Эти мистификации и автомистификации мелькают затем и в книге Рериха «Пути благословения», связанной с путешествием в Сикким. Там Николай Константинович опять решается поддержать легенду об Агарте: «Среднеазиатское предание говорит о таинственном священном подземном народе Агарти. Приближаясь ко входам в Его благое Царство, все живые существа умолкают и благоговейно прерывают путь»[123]
.«Среднеазиатское предание» имеет французское происхождение, да вдобавок с элементами польской популярной литературы.
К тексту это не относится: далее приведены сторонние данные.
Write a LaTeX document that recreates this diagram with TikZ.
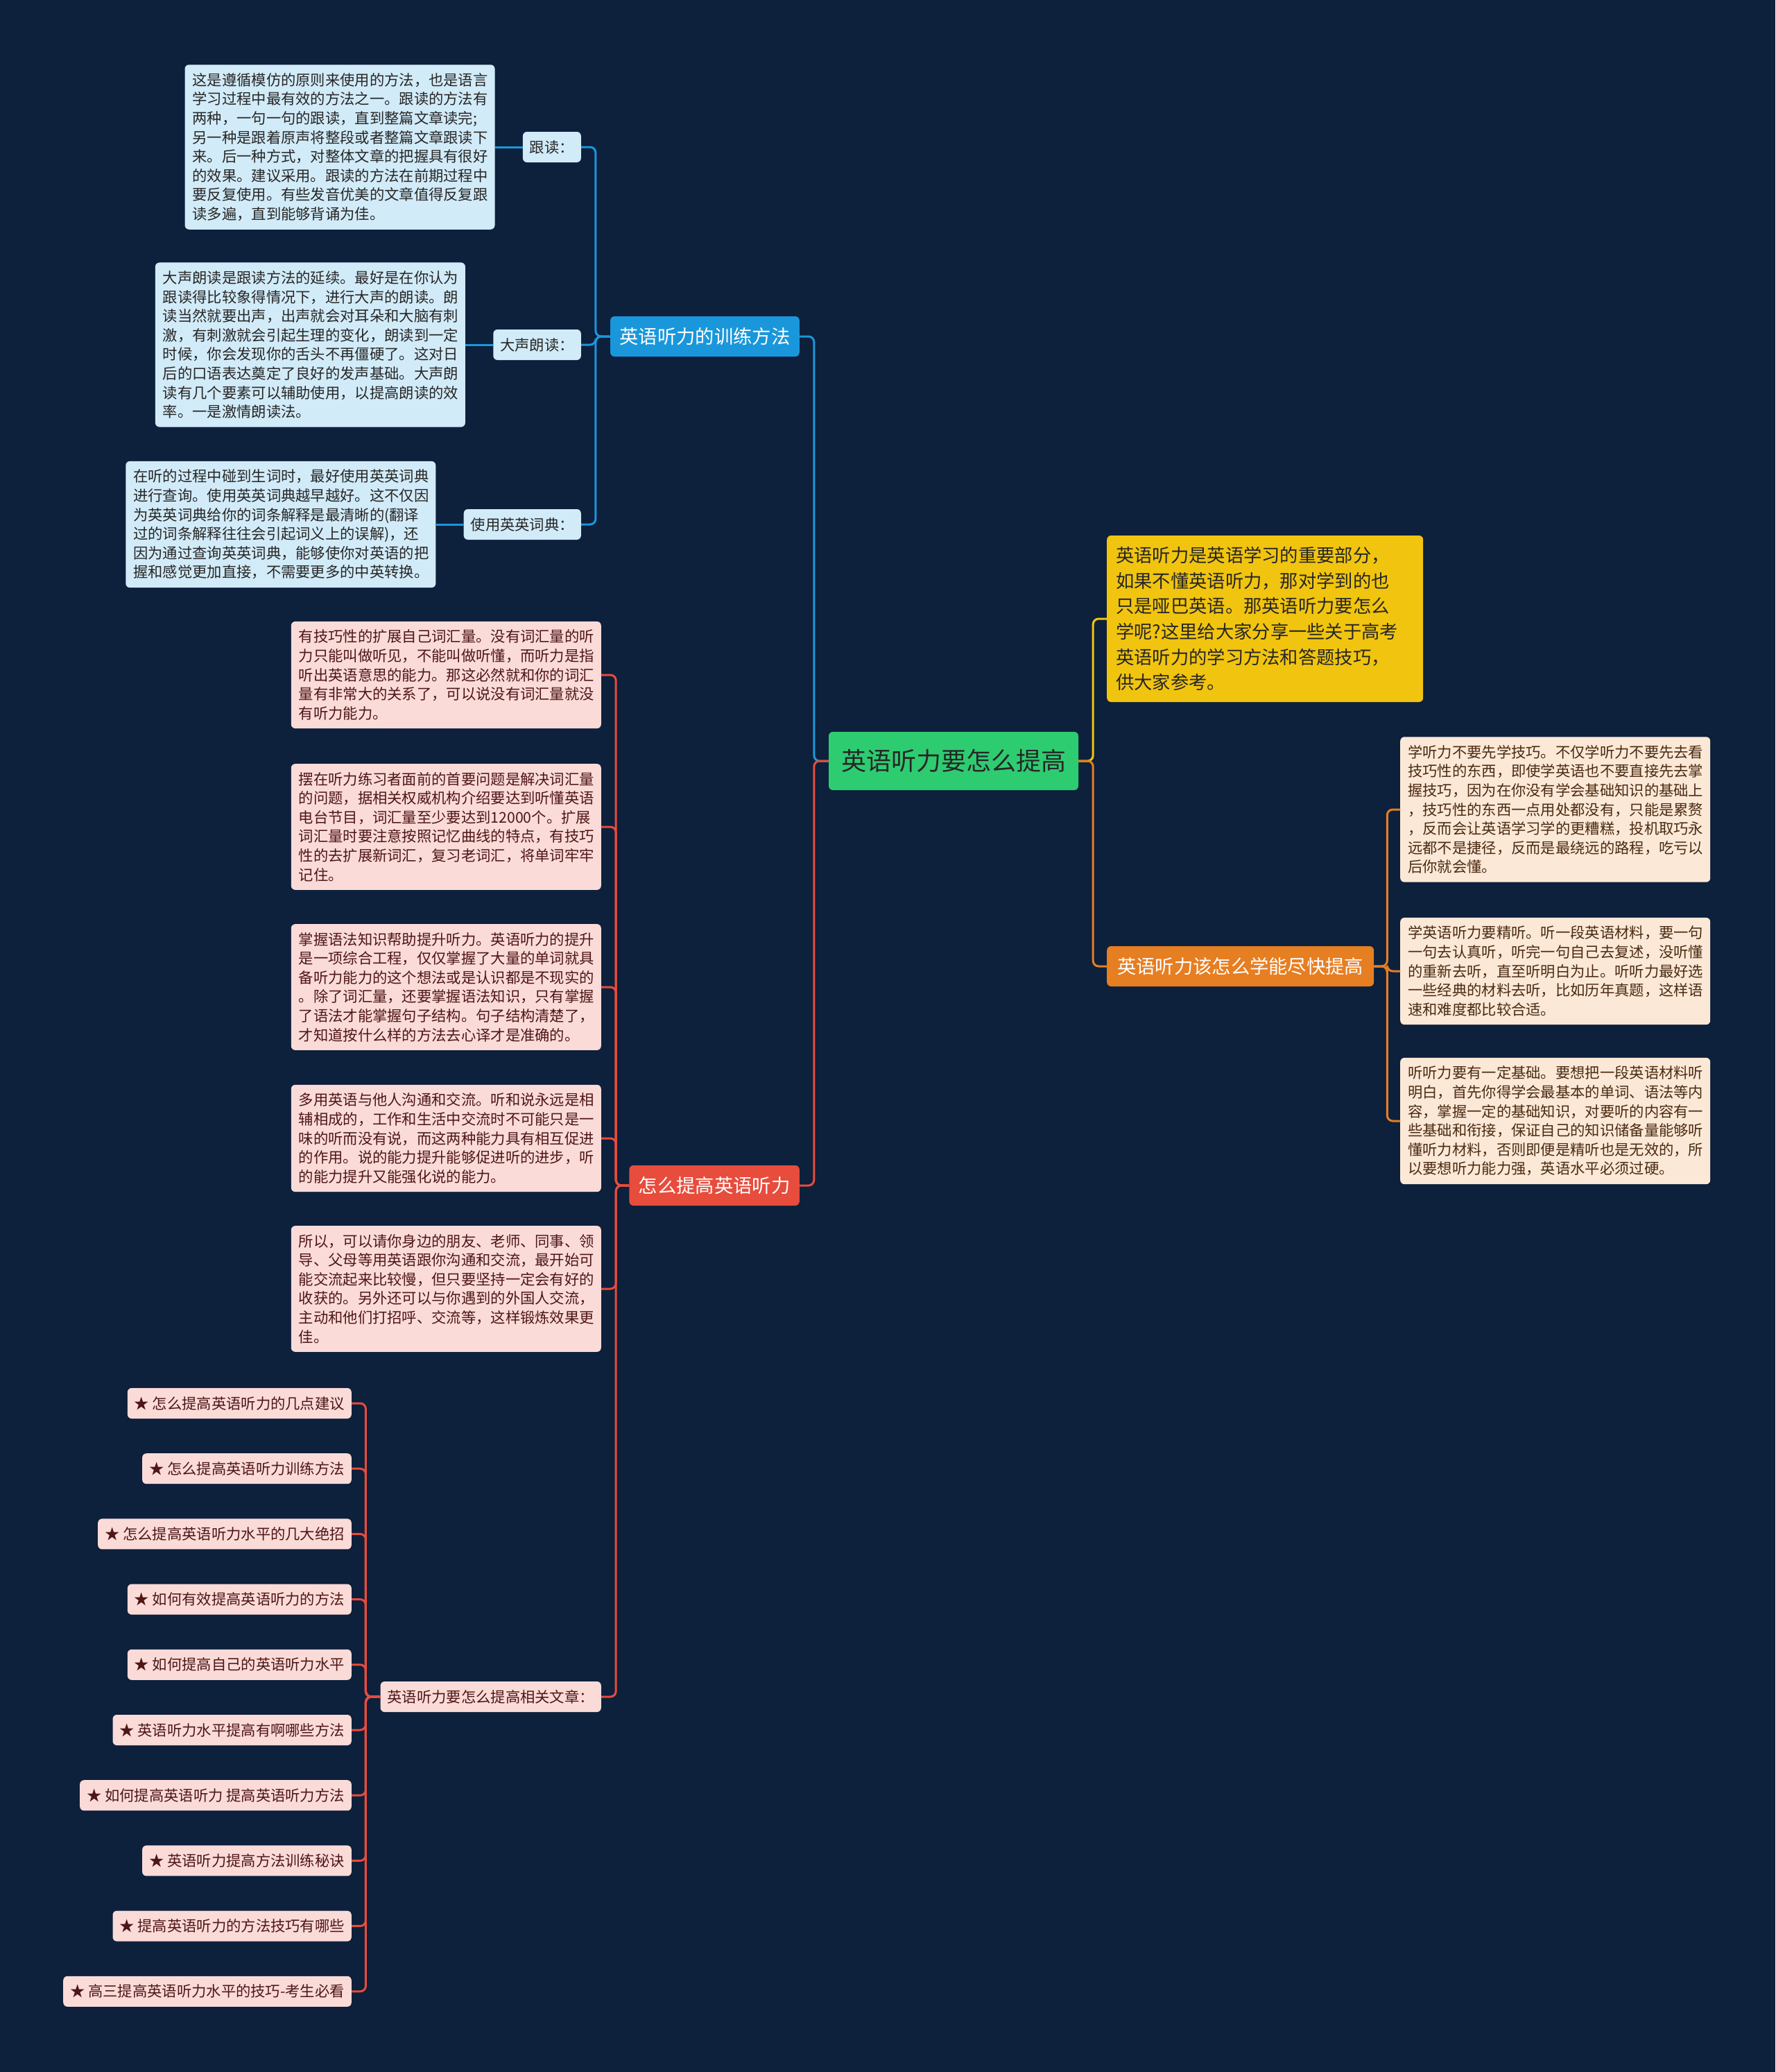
\documentclass[tikz,border=0pt]{standalone}
\usepackage{fontspec}
\setmainfont{Noto Sans CJK SC}
\usepackage{xcolor}
\usetikzlibrary{positioning}
\definecolor{bgnavy}{HTML}{0D203C}
\definecolor{rootgreen}{HTML}{2ECC71}
\definecolor{trainblue}{HTML}{1A97DB}
\definecolor{palebluefill}{HTML}{D2EBF8}
\definecolor{introyellow}{HTML}{F1C40F}
\definecolor{quickorange}{HTML}{E67E22}
\definecolor{peachfill}{HTML}{FBE8D6}
\definecolor{peachtext}{HTML}{4A2A12}
\definecolor{boostred}{HTML}{E74C3C}
\definecolor{pinkfill}{HTML}{FADBD8}
\definecolor{pinktext}{HTML}{4E1616}

\begin{document}
\begin{tikzpicture}[x=1pt, y=-1pt]
  \tikzstyle{note}=[rounded corners=6pt, text width=425pt, align=left, inner xsep=11pt, inner ysep=12pt, font=\fontsize{21.3}{27.6}\selectfont]
  \tikzstyle{bluenote}=[note, fill=palebluefill, text=black!85]
  \tikzstyle{peachnote}=[note, fill=peachfill, text=peachtext]
  \tikzstyle{pinknote}=[note, fill=pinkfill, text=pinktext]
  \tikzstyle{tag}=[rounded corners=6pt, inner xsep=10pt, minimum height=44pt, font=\fontsize{21.3}{27.6}\selectfont]
  \tikzstyle{branch}=[rounded corners=6pt, inner xsep=13.5pt, minimum height=58pt, font=\fontsize{27.3}{32}\selectfont, text=white]
  \tikzstyle{link}=[line width=3pt, rounded corners=8pt]

  \fill[bgnavy] (0,0) rectangle (2560,2987);
  \useasboundingbox (0,0) rectangle (2560,2987);

  % centre and main branches
  \node[rounded corners=6pt, fill=rootgreen, text=black!85, inner xsep=18pt, minimum height=84pt, font=\fontsize{36}{40}\selectfont] (root) at (1375,1097) {英语听力要怎么提高};
  \node[branch, fill=trainblue, anchor=east] (train) at (1153,485) {英语听力的训练方法};
  \node[branch, fill=boostred, anchor=east] (boost) at (1153,1709) {怎么提高英语听力};
  \node[branch, fill=quickorange, anchor=west, inner xsep=15pt] (quick) at (1596,1393) {英语听力该怎么学能尽快提高};
  \node[rounded corners=6pt, fill=introyellow, text=black!85, anchor=west, text width=430pt, align=left, inner xsep=13pt, inner ysep=16pt, font=\fontsize{26.3}{36.7}\selectfont] (intro) at (1596,892)
    {英语听力是英语学习的重要部分，\\如果不懂英语听力，那对学到的也\\只是哑巴英语。那英语听力要怎么\\学呢?这里给大家分享一些关于高考\\英语听力的学习方法和答题技巧，\\供大家参考。};

  % training methods
  \node[tag, fill=palebluefill, text=black!85, anchor=east] (gendu) at (838,212) {跟读：};
  \node[tag, fill=palebluefill, text=black!85, anchor=east] (langdu) at (838,497) {大声朗读：};
  \node[tag, fill=palebluefill, text=black!85, anchor=east] (cidian) at (838,756) {使用英英词典：};
  \node[bluenote, left=40pt of gendu] (txtgendu)
    {这是遵循模仿的原则来使用的方法，也是语言\\学习过程中最有效的方法之一。跟读的方法有\\两种，一句一句的跟读，直到整篇文章读完;\\另一种是跟着原声将整段或者整篇文章跟读下\\来。后一种方式，对整体文章的把握具有很好\\的效果。建议采用。跟读的方法在前期过程中\\要反复使用。有些发音优美的文章值得反复跟\\读多遍，直到能够背诵为佳。};
  \node[bluenote, left=40pt of langdu] (txtlangdu)
    {大声朗读是跟读方法的延续。最好是在你认为\\跟读得比较象得情况下，进行大声的朗读。朗\\读当然就要出声，出声就会对耳朵和大脑有刺\\激，有刺激就会引起生理的变化，朗读到一定\\时候，你会发现你的舌头不再僵硬了。这对日\\后的口语表达奠定了良好的发声基础。大声朗\\读有几个要素可以辅助使用，以提高朗读的效\\率。一是激情朗读法。};
  \node[bluenote, left=40pt of cidian] (txtcidian)
    {在听的过程中碰到生词时，最好使用英英词典\\进行查询。使用英英词典越早越好。这不仅因\\为英英词典给你的词条解释是最清晰的(翻译\\过的词条解释往往会引起词义上的误解)，还\\因为通过查询英英词典，能够使你对英语的把\\握和感觉更加直接，不需要更多的中英转换。};

  % quick improvement
  \node[peachnote, anchor=west] (q1) at (2019,1167)
    {学听力不要先学技巧。不仅学听力不要先去看\\技巧性的东西，即使学英语也不要直接先去掌\\握技巧，因为在你没有学会基础知识的基础上\\，技巧性的东西一点用处都没有，只能是累赘\\，反而会让英语学习学的更糟糕，投机取巧永\\远都不是捷径，反而是最绕远的路程，吃亏以\\后你就会懂。};
  \node[peachnote, anchor=west] (q2) at (2019,1400)
    {学英语听力要精听。听一段英语材料，要一句\\一句去认真听，听完一句自己去复述，没听懂\\的重新去听，直至听明白为止。听听力最好选\\一些经典的材料去听，比如历年真题，这样语\\速和难度都比较合适。};
  \node[peachnote, anchor=west] (q3) at (2019,1616)
    {听听力要有一定基础。要想把一段英语材料听\\明白，首先你得学会最基本的单词、语法等内\\容，掌握一定的基础知识，对要听的内容有一\\些基础和衔接，保证自己的知识储备量能够听\\懂听力材料，否则即便是精听也是无效的，所\\以要想听力能力强，英语水平必须过硬。};

  % how to improve
  \node[pinknote, anchor=east] (b1) at (867,973)
    {有技巧性的扩展自己词汇量。没有词汇量的听\\力只能叫做听见，不能叫做听懂，而听力是指\\听出英语意思的能力。那这必然就和你的词汇\\量有非常大的关系了，可以说没有词汇量就没\\有听力能力。};
  \node[pinknote, anchor=east] (b2) at (867,1192)
    {摆在听力练习者面前的首要问题是解决词汇量\\的问题，据相关权威机构介绍要达到听懂英语\\电台节目，词汇量至少要达到12000个。扩展\\词汇量时要注意按照记忆曲线的特点，有技巧\\性的去扩展新词汇，复习老词汇，将单词牢牢\\记住。};
  \node[pinknote, anchor=east] (b3) at (867,1423)
    {掌握语法知识帮助提升听力。英语听力的提升\\是一项综合工程，仅仅掌握了大量的单词就具\\备听力能力的这个想法或是认识都是不现实的\\。除了词汇量，还要掌握语法知识，只有掌握\\了语法才能掌握句子结构。句子结构清楚了，\\才知道按什么样的方法去心译才是准确的。};
  \node[pinknote, anchor=east] (b4) at (867,1641)
    {多用英语与他人沟通和交流。听和说永远是相\\辅相成的，工作和生活中交流时不可能只是一\\味的听而没有说，而这两种能力具有相互促进\\的作用。说的能力提升能够促进听的进步，听\\的能力提升又能强化说的能力。};
  \node[pinknote, anchor=east] (b5) at (867,1858)
    {所以，可以请你身边的朋友、老师、同事、领\\导、父母等用英语跟你沟通和交流，最开始可\\能交流起来比较慢，但只要坚持一定会有好的\\收获的。另外还可以与你遇到的外国人交流，\\主动和他们打招呼、交流等，这样锻炼效果更\\佳。};
  \node[tag, fill=pinkfill, text=pinktext, anchor=east] (rel) at (867,2446) {英语听力要怎么提高相关文章：};
  \foreach \t [count=\i] in {怎么提高英语听力的几点建议, 怎么提高英语听力训练方法, 怎么提高英语听力水平的几大绝招, 如何有效提高英语听力的方法, 如何提高自己的英语听力水平, 英语听力水平提高有啊哪些方法, 如何提高英语听力 提高英语听力方法, 英语听力提高方法训练秘诀, 提高英语听力的方法技巧有哪些, 高三提高英语听力水平的技巧-考生必看}
    \node[tag, fill=pinkfill, text=pinktext, anchor=east] (s\i) at (507,{2023+(\i-1)*94.2}) {★ \t};

  % connectors
  \draw[link, trainblue] (root.west) -- ++(-21,0) |- (train.east);
  \draw[link, boostred] (root.west) -- ++(-21,0) |- (boost.east);
  \draw[link, introyellow] (root.east) -- ++(21,0) |- (intro.west);
  \draw[link, quickorange] (root.east) -- ++(21,0) |- (quick.west);
  \foreach \n in {gendu,langdu,cidian} {
    \draw[link, trainblue] (train.west) -- ++(-21,0) |- (\n.east);
    \draw[link, trainblue] (txt\n.east) -- (\n.west);
  }
  \foreach \n in {q1,q2,q3}
    \draw[link, quickorange] (quick.east) -- ++(19,0) |- (\n.west);
  \foreach \n in {b1,b2,b3,b4,b5,rel}
    \draw[link, boostred] (boost.west) -- ++(-19,0) |- (\n.east);
  \foreach \i in {1,...,10}
    \draw[link, boostred] (rel.west) -- ++(-21,0) |- (s\i.east);
\end{tikzpicture}
\end{document}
Экспортный вариант, уже с «русской экзотикой» Рерих озвучит в нью-йоркском интервью Бурлюку: «Наша легенда об утонувшем Китеже существует в Центральной Азии, где говорят о подземных жителях Агарти, так схожих с легендарной Чудью»[124]
.В «Утре магов» Повеля и Бержье есть такие слова: «Все это нам было нужно в конечном итоге, чтобы выйти на два слова – Шамбала и Агарти»[125]
. Эти два слова станут тайным смыслом миссии Рериха.Однако для того, чтобы она началась, прежняя успешная карьера государственного чиновника должна была быть разрушена до основания.
Глава 4. В дни отчаяния
«Только не считайте это грабежом, хотя нам тоже приходится забирать из курганов предметы» – эта фраза археолога Индианы Джонса из фильма «В поисках утраченного ковчега» звучит из его уст, когда он преподает студентам в аудитории вымышленного Тихоокеанского университета. Для киноперсонажа наличие профессорского статуса – важный элемент образа, облагораживающего «авантюрный» модус операнди. И, как мы видели, в биографии Рериха точно такой же институцией стало Императорское общество поощрения художеств.
Но после этого академического (педагогического и чиновнического) периода биографии Рериха начинается совсем другая стадия его жизни, какая-то сумбурная и странная. Стартует она в декабре 1916 года и проходит в Карелии и Финляндии. Обычно биографы художника пробегают этот период на «быстрой перемотке». В нем много темных мест, недосказанности, лабиринтов-переездов. В нормальной жизни эти провалы и завихрения вряд ли бы имели значение, но в те дни апокалиптического цунами, безголовых политических метаний и горьких разочарований подобные моменты вдруг оборачиваются совсем не мелочами, а важными вехами. Именно тогда принимаются решения, в будущем нашего героя сыгравшие фатальную роль.
Американский арт-критик Кристиан Бринтон обходит рериховские биографические рифы в этот период вот таким способом: «С его приездом в древнерусскую провинцию Карелию, где он провел два последующих лета на берегах Ладожского озера, начинается новый этап художественного развития Николая Константиновича Рериха. Глубоко затронутый трагическим разочарованием, он искал утешения в разновидности космического мистицизма, который находил выражение в пейзажных образах, где отчетливые следы антропоморфного вмешательства служат скорее усилению, чем ослаблению эстетического эффекта»[126]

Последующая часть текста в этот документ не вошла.